I'm trying to access a protected member of a class defined and implemented by an external library. I'd like to achieve that without copying or moving the instance if possible.

Here is a simplified example. Let's say this is the code from the external library:

// some_external_library.h

class Node {
    public:
        static Node Create();
    protected:
        Node(int val) : val_(val) {}
        int val_;
};

This is what I am trying to do:

// my_code.cpp

#include "some_external_library.h"

Node node = Node::Create();
int val = node.val_; // <-- This is invalid since val_ is protected.

Node class is part of some external library that I link to my program. So, I'd like to avoid modifying Node class by adding a public function or friend declaration for accessing val_. Also, I'd like to avoid creating a copy of node object or moving from it, so I'd like to avoid creating a derived class moving/copying the Node instance just to access a member field. Is it possible?

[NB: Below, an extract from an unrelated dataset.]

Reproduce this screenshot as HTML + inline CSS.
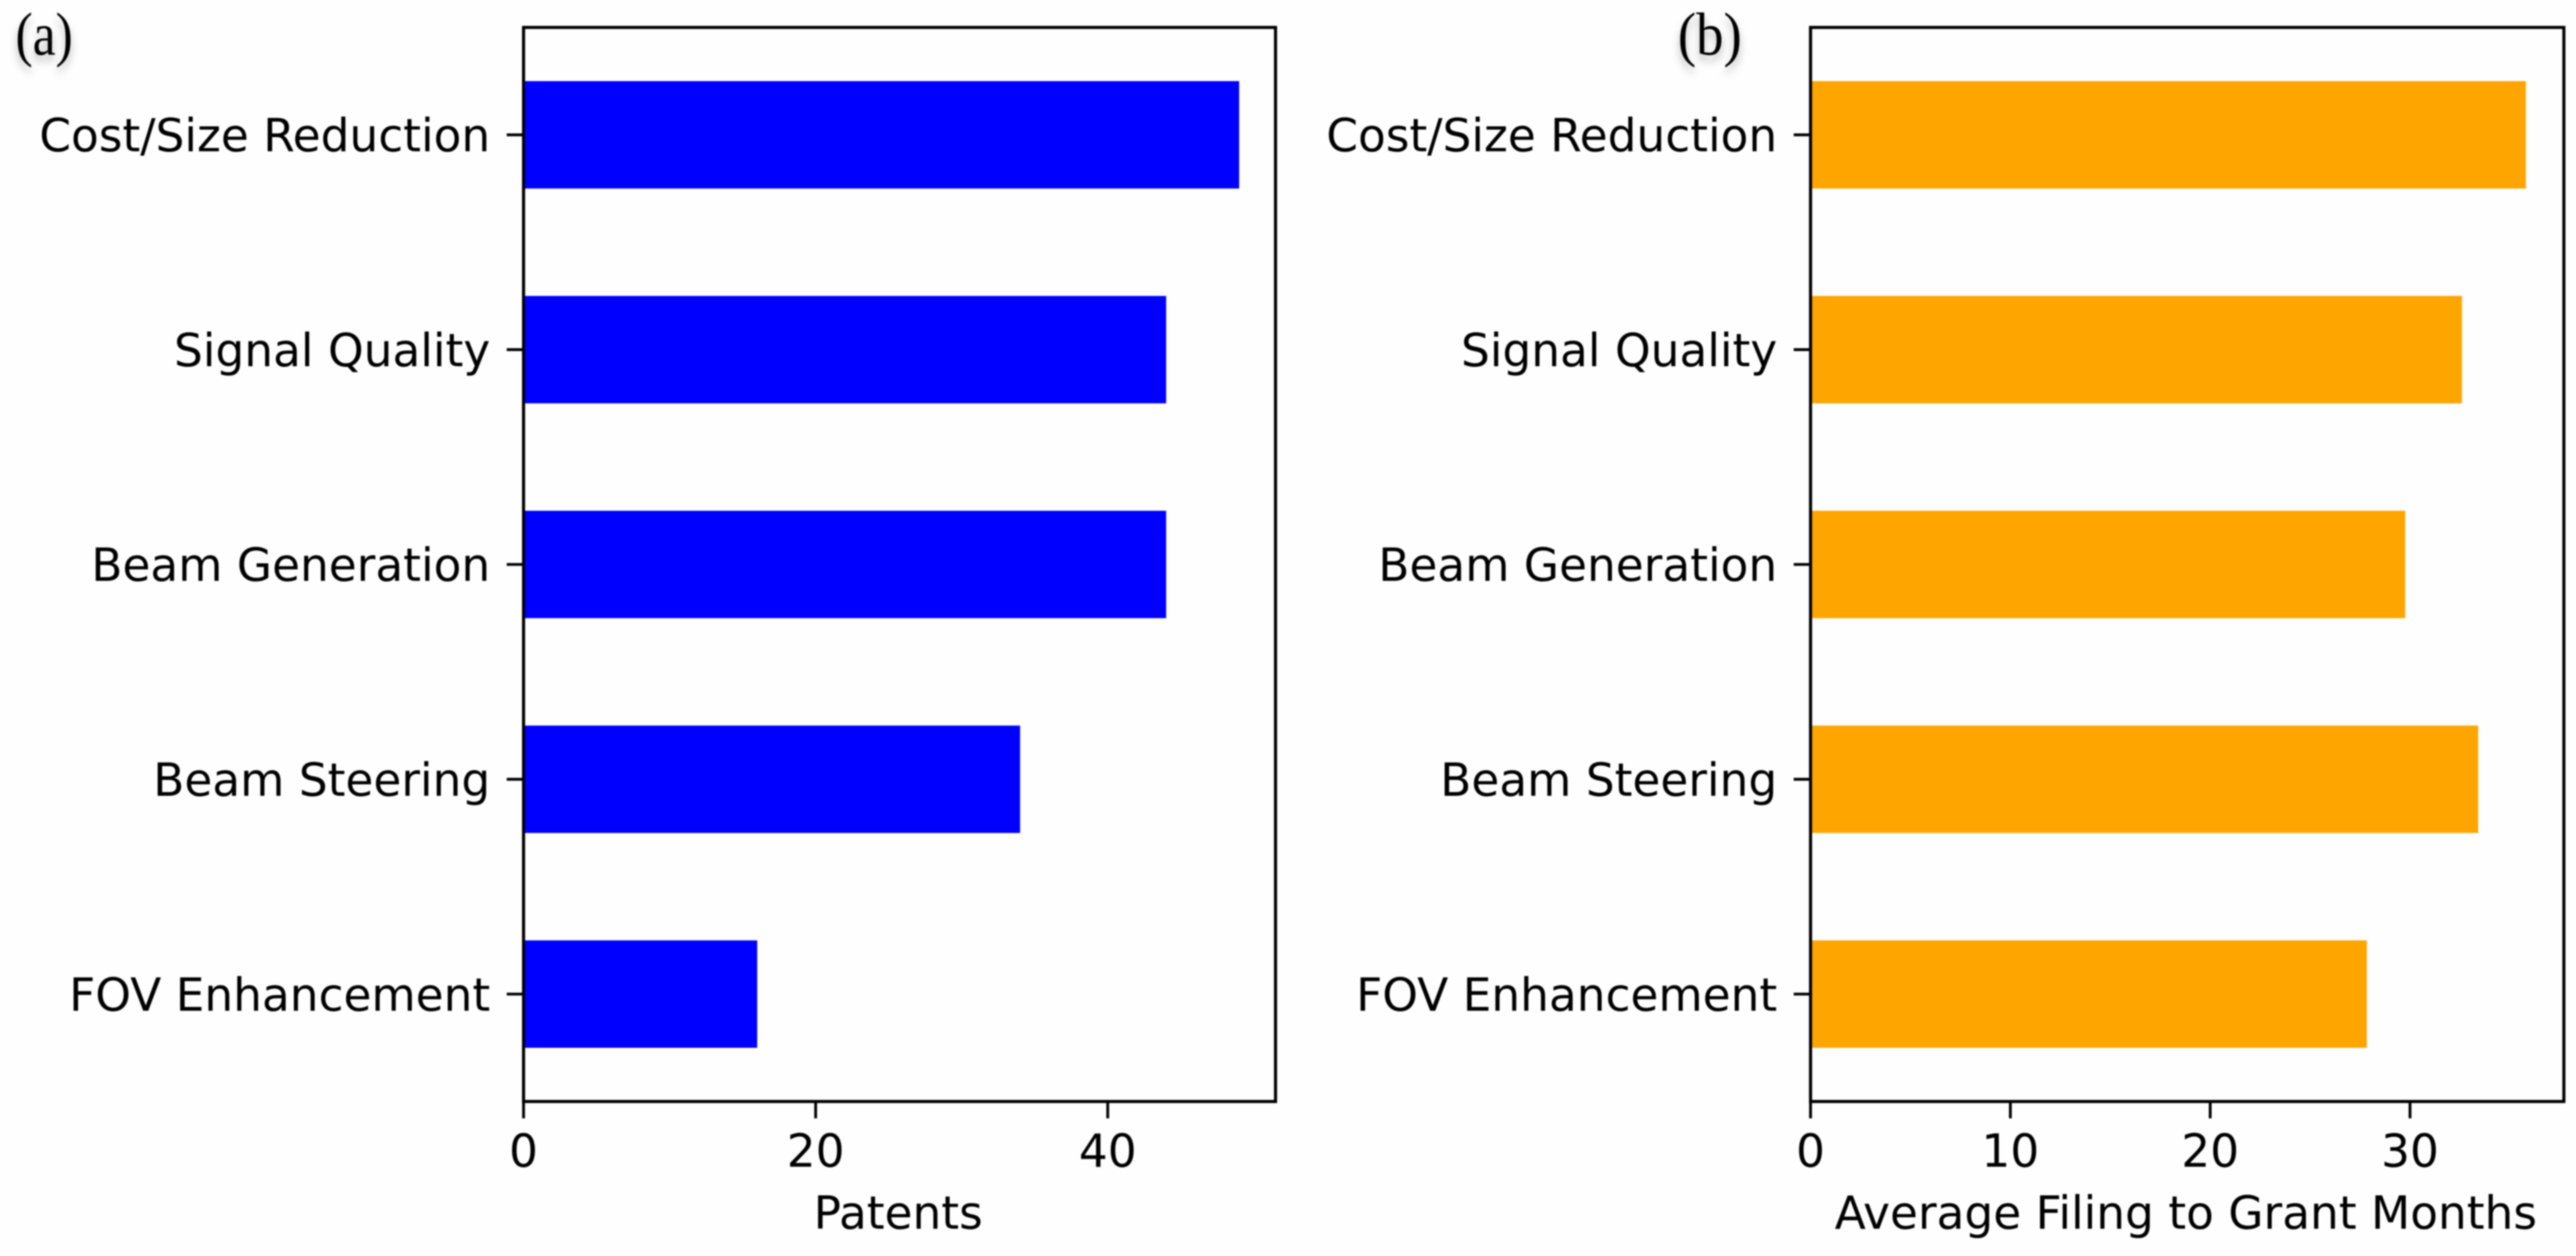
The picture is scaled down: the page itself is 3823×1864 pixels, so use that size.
<!DOCTYPE html>
<html lang="en">
<head>
<meta charset="utf-8">
<title>Patents and Filing to Grant Months by Category</title>
<style>
  html, body { margin: 0; padding: 0; background: #fff; }
  body { width: 3823px; height: 1864px; overflow: hidden; }
  svg { display: block; }
  text { fill: #000; font-family: "DejaVu Sans", "Liberation Sans", sans-serif; font-size: 67.4px; }
  text.panel-tag { font-family: "Liberation Serif", serif; font-size: 90px; filter: drop-shadow(0 9px 6px rgba(0,0,0,.28)); }
  #plot { filter: blur(1.1px); }
</style>
</head>
<body>
<svg id="chart" xmlns="http://www.w3.org/2000/svg" width="3823" height="1864" viewBox="0 0 3823 1864">
  <rect width="3823" height="1864" fill="#fefefe"/>
  <g id="plot"></g>
</svg>
<script>
const categories = ['Cost/Size Reduction', 'Signal Quality', 'Beam Generation', 'Beam Steering', 'FOV Enhancement'];
const patentValues = [49, 44, 44, 34, 16];
const monthValues = [35.8, 32.6, 29.76, 33.41, 27.84];
const patentTicks = [0, 20, 40];
const monthTicks = [0, 10, 20, 30];
const patentDomainMax = 51.49;
const monthDomainMax = 37.7;

const SVG_NS = 'http://www.w3.org/2000/svg';
const plot = document.getElementById('plot');

function shape(tag, attrs, text) {
  const el = document.createElementNS(SVG_NS, tag);
  Object.keys(attrs).forEach(function (k) { el.setAttribute(k, attrs[k]); });
  if (text !== undefined) el.textContent = text;
  plot.appendChild(el);
  return el;
}

function drawPanel(cfg) {
  const x = function (v) { return cfg.left + (v / cfg.domainMax) * (cfg.right - cfg.left); };
  const band = (cfg.bottom - cfg.top) / cfg.categories.length;
  const y = function (i) { return cfg.top + band * (i + 0.5); };
  const barHeight = band * 0.5;

  cfg.values.forEach(function (v, i) {
    const bar = shape('rect', { x: x(0), y: y(i) - barHeight / 2, width: x(v) - x(0), height: barHeight, fill: cfg.color });
    
    
  });

  cfg.categories.forEach(function (label, i) {
    const tick = shape('line', { x1: cfg.left - 25, x2: cfg.left, y1: y(i), y2: y(i), stroke: '#000', 'stroke-width': 4.2 });
    
    
    const lab = shape('text', { x: cfg.left - 49.5, y: y(i) + 24.5, 'text-anchor': 'end' }, label);
    
    
  });

  cfg.ticks.forEach(function (t) {
    const tick = shape('line', { x1: x(t), x2: x(t), y1: cfg.bottom, y2: cfg.bottom + 25, stroke: '#000', 'stroke-width': 4.2 });
    
    
    const lab = shape('text', { x: x(t), y: cfg.bottom + 97, 'text-anchor': 'middle' }, String(t));
    
    
  });

  const frame = shape('rect', { x: cfg.left, y: cfg.top, width: cfg.right - cfg.left, height: cfg.bottom - cfg.top, fill: 'none', stroke: '#000', 'stroke-width': 4.6 });
  
  

  const title = shape('text', { x: (cfg.left + cfg.right) / 2 - 2, y: cfg.bottom + 189, 'text-anchor': 'middle' }, cfg.xLabel);
  
  

  const tag = shape('text', { x: cfg.tagX, y: 81, 'class': 'panel-tag', textLength: cfg.tagWidth, lengthAdjust: 'spacingAndGlyphs' }, cfg.tag);
  
  
}

drawPanel({
  id: 'patents', tag: '(a)', tagX: 23, tagWidth: 85, left: 777, right: 1893, top: 40.7, bottom: 1634.7,
  categories: categories, values: patentValues, ticks: patentTicks, domainMax: patentDomainMax,
  color: '#0000ff', xLabel: 'Patents'
});
drawPanel({
  id: 'months', tag: '(b)', tagX: 2490, tagWidth: 95, left: 2687, right: 3805, top: 40.7, bottom: 1634.7,
  categories: categories, values: monthValues, ticks: monthTicks, domainMax: monthDomainMax,
  color: '#ffa500', xLabel: 'Average Filing to Grant Months'
});
</script>
</body>
</html>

I came up with a possible solution, which worked fine for the minimal example:

// my_code.cpp

#include "some_external_library.h"
class NodeAccessor : public Node {
    public:
        int val() const { return val_; }
};

Node node = Node::Create();
int val = static_cast<const NodeAccessor&>(node).val();

However, I'm not sure if this is valid since node isn't an instance of NodeAccessor. Is this standard compliant? Would it cause any problems (e.g. optimizing away of val_ during compilation of the external library)?

Answer 1

What you do is UB.

There is one magical way to access private/protected member in C++:

The ISO C++ standard specifies that there is no access check in case of explicit template instantiations, and following code abuse of that:

template <typename Tag>
struct result
{
  using type = typename Tag::type;
  static type ptr;
};

template <typename Tag> typename result<Tag>::type result<Tag>::ptr;

template<typename Tag, typename Tag::type p>
struct rob : result<Tag> {
  /* fill it ... */
  struct filler {
    filler() { result<Tag>::ptr = p; }
  };
  static filler filler_obj;
};

template <typename Tag, typename Tag::type p>
typename rob<Tag, p>::filler rob<Tag, p>::filler_obj;

And then

struct NodeVal { using type = int Node::*; };
template class rob<NodeVal, &Node::val_>;

and finally:

int main() {
  Node node = /**/;
  (node.*result<NodeVal>::ptr);
}

Demo

Answer 2

Yes, that can and will and should cause problems.

You are casting a thing to a type, then the thing is not of that type.

All manner of antics can ensue as a result.

There is simply no way to do what you're trying to do, and that's a good thing! Access protections are there for a reason. Work with them, not against them.